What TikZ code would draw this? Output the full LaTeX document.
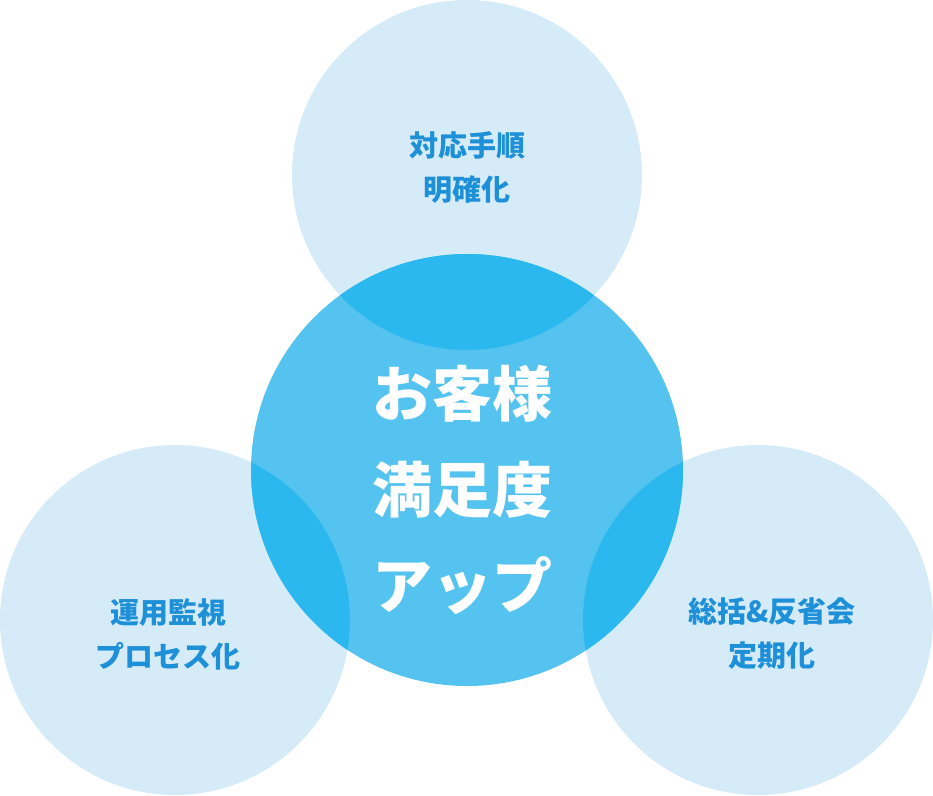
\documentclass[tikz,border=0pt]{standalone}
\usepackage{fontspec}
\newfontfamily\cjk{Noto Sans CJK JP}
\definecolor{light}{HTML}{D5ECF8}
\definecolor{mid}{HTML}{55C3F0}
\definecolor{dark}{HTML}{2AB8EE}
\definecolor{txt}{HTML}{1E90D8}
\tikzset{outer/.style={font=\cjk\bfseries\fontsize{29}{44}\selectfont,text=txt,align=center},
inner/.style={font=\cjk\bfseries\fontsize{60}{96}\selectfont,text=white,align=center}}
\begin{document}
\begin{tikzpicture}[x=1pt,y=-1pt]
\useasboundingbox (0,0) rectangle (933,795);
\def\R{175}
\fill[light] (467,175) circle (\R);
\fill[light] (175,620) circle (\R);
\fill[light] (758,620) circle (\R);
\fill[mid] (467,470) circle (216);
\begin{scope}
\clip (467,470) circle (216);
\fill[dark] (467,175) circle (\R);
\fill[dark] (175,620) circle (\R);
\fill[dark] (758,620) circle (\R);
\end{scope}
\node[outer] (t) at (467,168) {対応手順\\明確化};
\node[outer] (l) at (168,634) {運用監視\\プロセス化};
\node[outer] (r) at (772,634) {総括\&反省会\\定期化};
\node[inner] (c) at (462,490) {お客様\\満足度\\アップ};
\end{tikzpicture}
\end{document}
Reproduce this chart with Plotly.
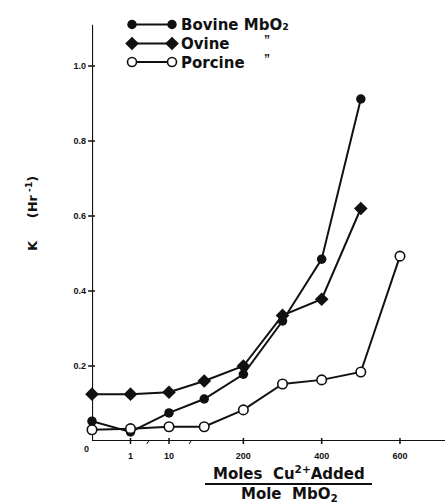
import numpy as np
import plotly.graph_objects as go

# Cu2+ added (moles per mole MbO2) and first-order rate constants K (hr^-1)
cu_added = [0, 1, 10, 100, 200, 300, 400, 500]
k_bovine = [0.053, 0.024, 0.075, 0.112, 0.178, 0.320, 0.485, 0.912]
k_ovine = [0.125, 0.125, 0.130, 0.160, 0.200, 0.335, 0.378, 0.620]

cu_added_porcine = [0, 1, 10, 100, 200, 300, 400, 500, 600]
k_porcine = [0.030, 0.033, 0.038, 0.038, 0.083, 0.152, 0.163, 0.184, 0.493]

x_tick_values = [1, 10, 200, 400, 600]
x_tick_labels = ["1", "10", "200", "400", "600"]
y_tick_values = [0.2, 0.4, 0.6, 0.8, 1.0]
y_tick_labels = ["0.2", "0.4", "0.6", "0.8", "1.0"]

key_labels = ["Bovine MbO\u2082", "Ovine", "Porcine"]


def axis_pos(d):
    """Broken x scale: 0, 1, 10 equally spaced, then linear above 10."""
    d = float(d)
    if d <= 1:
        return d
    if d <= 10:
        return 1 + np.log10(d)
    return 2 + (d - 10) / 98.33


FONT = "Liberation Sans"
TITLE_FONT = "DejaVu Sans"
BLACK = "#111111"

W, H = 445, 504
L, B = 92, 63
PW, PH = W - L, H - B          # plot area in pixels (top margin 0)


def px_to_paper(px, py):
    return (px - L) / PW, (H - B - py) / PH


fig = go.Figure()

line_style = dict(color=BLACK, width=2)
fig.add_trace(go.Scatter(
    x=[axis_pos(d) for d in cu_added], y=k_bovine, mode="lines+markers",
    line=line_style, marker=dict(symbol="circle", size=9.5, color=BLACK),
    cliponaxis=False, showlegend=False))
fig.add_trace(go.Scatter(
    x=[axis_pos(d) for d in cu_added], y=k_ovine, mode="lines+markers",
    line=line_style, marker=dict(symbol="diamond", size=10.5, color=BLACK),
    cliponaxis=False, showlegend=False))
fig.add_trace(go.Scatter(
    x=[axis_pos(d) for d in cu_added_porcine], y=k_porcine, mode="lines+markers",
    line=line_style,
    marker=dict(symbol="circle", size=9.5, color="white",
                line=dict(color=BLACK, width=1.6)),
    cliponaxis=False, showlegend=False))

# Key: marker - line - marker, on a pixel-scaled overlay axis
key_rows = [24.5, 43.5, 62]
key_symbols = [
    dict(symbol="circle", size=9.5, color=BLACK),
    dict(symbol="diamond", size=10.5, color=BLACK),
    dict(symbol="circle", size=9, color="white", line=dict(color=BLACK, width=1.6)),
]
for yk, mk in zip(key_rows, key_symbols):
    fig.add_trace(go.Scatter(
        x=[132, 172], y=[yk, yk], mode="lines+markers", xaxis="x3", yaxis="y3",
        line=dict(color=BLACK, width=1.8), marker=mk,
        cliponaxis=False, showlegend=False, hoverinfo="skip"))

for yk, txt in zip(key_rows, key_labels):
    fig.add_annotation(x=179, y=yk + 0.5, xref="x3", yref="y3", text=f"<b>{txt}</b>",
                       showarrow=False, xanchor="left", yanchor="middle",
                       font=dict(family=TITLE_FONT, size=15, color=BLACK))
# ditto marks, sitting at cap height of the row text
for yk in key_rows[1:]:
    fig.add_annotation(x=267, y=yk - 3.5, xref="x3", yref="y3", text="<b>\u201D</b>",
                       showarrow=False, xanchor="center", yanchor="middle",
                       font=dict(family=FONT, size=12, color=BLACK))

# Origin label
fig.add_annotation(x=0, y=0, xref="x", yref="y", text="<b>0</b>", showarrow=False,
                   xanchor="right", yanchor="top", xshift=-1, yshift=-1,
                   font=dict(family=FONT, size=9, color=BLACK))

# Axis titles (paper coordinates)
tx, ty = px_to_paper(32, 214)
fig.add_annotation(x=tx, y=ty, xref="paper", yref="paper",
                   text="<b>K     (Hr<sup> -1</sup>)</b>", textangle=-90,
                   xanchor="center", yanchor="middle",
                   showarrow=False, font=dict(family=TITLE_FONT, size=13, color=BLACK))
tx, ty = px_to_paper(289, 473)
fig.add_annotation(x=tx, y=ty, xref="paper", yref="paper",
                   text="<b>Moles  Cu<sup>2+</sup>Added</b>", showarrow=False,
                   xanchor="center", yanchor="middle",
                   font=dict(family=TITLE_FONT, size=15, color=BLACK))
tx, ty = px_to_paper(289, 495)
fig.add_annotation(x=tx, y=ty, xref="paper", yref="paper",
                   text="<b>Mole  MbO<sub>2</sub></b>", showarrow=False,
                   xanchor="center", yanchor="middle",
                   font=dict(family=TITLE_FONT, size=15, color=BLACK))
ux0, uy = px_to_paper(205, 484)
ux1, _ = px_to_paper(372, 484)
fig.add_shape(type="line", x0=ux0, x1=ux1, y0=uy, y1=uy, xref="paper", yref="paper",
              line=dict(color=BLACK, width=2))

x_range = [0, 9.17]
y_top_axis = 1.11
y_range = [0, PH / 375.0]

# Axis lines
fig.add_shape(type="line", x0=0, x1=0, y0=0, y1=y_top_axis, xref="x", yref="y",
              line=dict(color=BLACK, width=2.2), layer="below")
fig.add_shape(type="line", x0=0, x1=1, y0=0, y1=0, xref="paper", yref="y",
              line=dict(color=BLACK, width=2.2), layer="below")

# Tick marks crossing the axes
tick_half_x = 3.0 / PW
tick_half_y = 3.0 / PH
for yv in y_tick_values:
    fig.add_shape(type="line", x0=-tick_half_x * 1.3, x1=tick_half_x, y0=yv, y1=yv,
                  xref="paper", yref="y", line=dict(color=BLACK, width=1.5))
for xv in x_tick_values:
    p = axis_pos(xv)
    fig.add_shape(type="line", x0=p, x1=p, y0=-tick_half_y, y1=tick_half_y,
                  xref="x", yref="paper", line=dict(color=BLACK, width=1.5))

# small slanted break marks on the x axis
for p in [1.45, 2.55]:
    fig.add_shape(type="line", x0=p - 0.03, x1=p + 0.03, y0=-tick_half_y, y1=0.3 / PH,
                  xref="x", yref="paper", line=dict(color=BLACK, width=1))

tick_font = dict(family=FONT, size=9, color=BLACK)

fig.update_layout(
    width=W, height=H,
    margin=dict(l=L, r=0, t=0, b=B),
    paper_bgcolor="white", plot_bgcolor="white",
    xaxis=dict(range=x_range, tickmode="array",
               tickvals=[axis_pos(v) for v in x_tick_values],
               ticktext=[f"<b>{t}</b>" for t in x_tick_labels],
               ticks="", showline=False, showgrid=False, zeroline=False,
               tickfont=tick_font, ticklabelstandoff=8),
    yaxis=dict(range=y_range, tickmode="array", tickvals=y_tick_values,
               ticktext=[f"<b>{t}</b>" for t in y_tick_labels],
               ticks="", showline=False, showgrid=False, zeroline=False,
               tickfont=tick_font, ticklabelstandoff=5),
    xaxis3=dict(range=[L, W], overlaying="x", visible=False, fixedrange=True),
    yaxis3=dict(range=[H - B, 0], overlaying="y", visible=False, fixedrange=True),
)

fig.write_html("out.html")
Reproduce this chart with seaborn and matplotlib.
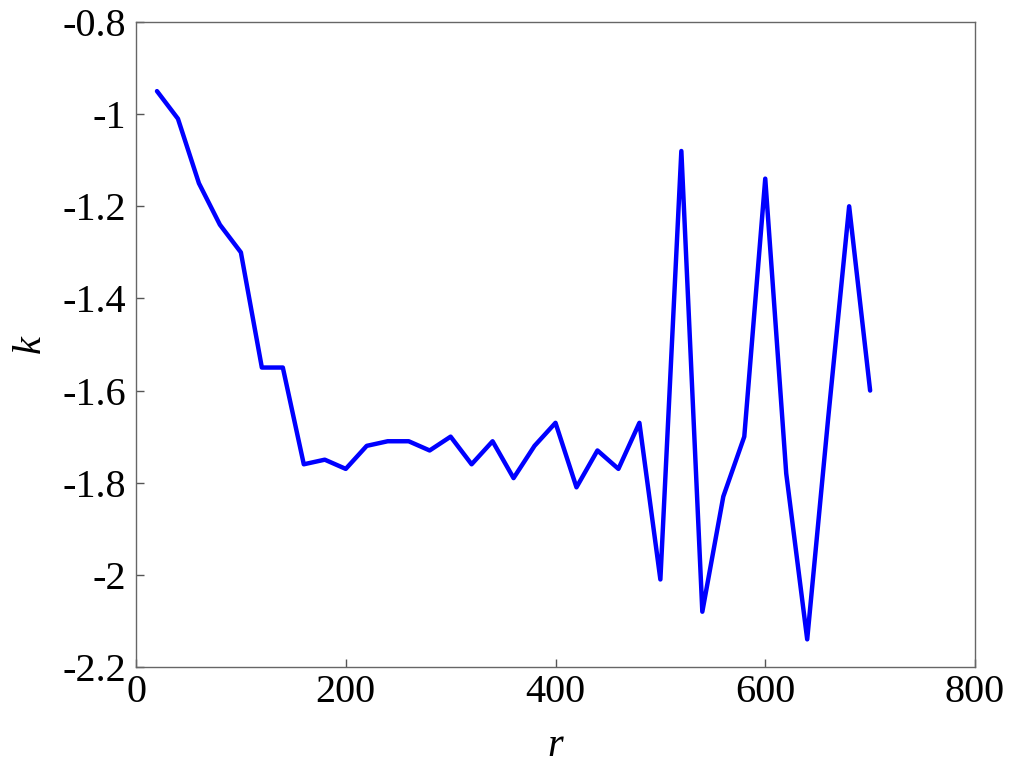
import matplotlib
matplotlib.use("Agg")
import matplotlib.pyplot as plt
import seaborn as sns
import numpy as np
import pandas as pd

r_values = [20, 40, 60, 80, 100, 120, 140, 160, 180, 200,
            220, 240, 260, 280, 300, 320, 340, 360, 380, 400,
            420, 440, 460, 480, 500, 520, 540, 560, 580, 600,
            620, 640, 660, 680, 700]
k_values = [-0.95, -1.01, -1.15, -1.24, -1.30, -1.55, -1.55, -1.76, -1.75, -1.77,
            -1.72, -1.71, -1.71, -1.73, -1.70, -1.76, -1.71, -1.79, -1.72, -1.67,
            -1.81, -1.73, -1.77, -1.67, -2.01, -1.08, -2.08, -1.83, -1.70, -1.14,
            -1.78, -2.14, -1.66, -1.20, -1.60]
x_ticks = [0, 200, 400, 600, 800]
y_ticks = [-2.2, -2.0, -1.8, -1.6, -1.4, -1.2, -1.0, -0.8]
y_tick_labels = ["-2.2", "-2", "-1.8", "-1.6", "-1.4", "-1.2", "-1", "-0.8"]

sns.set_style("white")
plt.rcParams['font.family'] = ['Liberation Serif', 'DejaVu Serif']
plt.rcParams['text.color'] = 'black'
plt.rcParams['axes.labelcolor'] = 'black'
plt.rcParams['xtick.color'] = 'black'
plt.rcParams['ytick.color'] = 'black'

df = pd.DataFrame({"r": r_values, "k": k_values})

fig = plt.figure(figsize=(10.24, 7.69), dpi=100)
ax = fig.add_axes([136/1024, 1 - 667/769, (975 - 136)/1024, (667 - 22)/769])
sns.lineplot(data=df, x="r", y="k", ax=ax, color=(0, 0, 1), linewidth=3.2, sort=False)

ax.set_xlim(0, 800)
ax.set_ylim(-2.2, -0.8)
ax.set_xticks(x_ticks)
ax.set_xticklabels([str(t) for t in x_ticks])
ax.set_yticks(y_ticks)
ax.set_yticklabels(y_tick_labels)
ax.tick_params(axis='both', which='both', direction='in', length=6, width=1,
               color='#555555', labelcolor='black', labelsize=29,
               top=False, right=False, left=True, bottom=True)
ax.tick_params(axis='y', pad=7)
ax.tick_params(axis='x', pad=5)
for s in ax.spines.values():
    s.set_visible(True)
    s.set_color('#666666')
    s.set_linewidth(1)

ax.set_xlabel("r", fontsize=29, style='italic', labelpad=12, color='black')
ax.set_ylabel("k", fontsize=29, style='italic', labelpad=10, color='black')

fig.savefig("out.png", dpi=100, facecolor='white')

» Given problem
Starting at the top of the listing above, please restate word for word each line up to and including the one that holds "0.163, 0.184, 0.493]", omitting every image.

» Output of the exercise
What TikZ code would draw this? Output the full LaTeX document.
\documentclass[tikz,border=0pt]{standalone}
\usepackage{fontspec}
\newfontfamily\cjk{Noto Sans CJK JP}
\definecolor{light}{HTML}{D5ECF8}
\definecolor{mid}{HTML}{55C3F0}
\definecolor{dark}{HTML}{2AB8EE}
\definecolor{txt}{HTML}{1E90D8}
\tikzset{outer/.style={font=\cjk\bfseries\fontsize{29}{44}\selectfont,text=txt,align=center},
inner/.style={font=\cjk\bfseries\fontsize{60}{96}\selectfont,text=white,align=center}}
\begin{document}
\begin{tikzpicture}[x=1pt,y=-1pt]
\useasboundingbox (0,0) rectangle (933,795);
\def\R{175}
\fill[light] (467,175) circle (\R);
\fill[light] (175,620) circle (\R);
\fill[light] (758,620) circle (\R);
\fill[mid] (467,470) circle (216);
\begin{scope}
\clip (467,470) circle (216);
\fill[dark] (467,175) circle (\R);
\fill[dark] (175,620) circle (\R);
\fill[dark] (758,620) circle (\R);
\end{scope}
\node[outer] (t) at (467,168) {対応手順\\明確化};
\node[outer] (l) at (168,634) {運用監視\\プロセス化};
\node[outer] (r) at (772,634) {総括\&反省会\\定期化};
\node[inner] (c) at (462,490) {お客様\\満足度\\アップ};
\end{tikzpicture}
\end{document}
Reproduce this chart with Plotly.
import numpy as np
import plotly.graph_objects as go

# Cu2+ added (moles per mole MbO2) and first-order rate constants K (hr^-1)
cu_added = [0, 1, 10, 100, 200, 300, 400, 500]
k_bovine = [0.053, 0.024, 0.075, 0.112, 0.178, 0.320, 0.485, 0.912]
k_ovine = [0.125, 0.125, 0.130, 0.160, 0.200, 0.335, 0.378, 0.620]

cu_added_porcine = [0, 1, 10, 100, 200, 300, 400, 500, 600]
k_porcine = [0.030, 0.033, 0.038, 0.038, 0.083, 0.152, 0.163, 0.184, 0.493]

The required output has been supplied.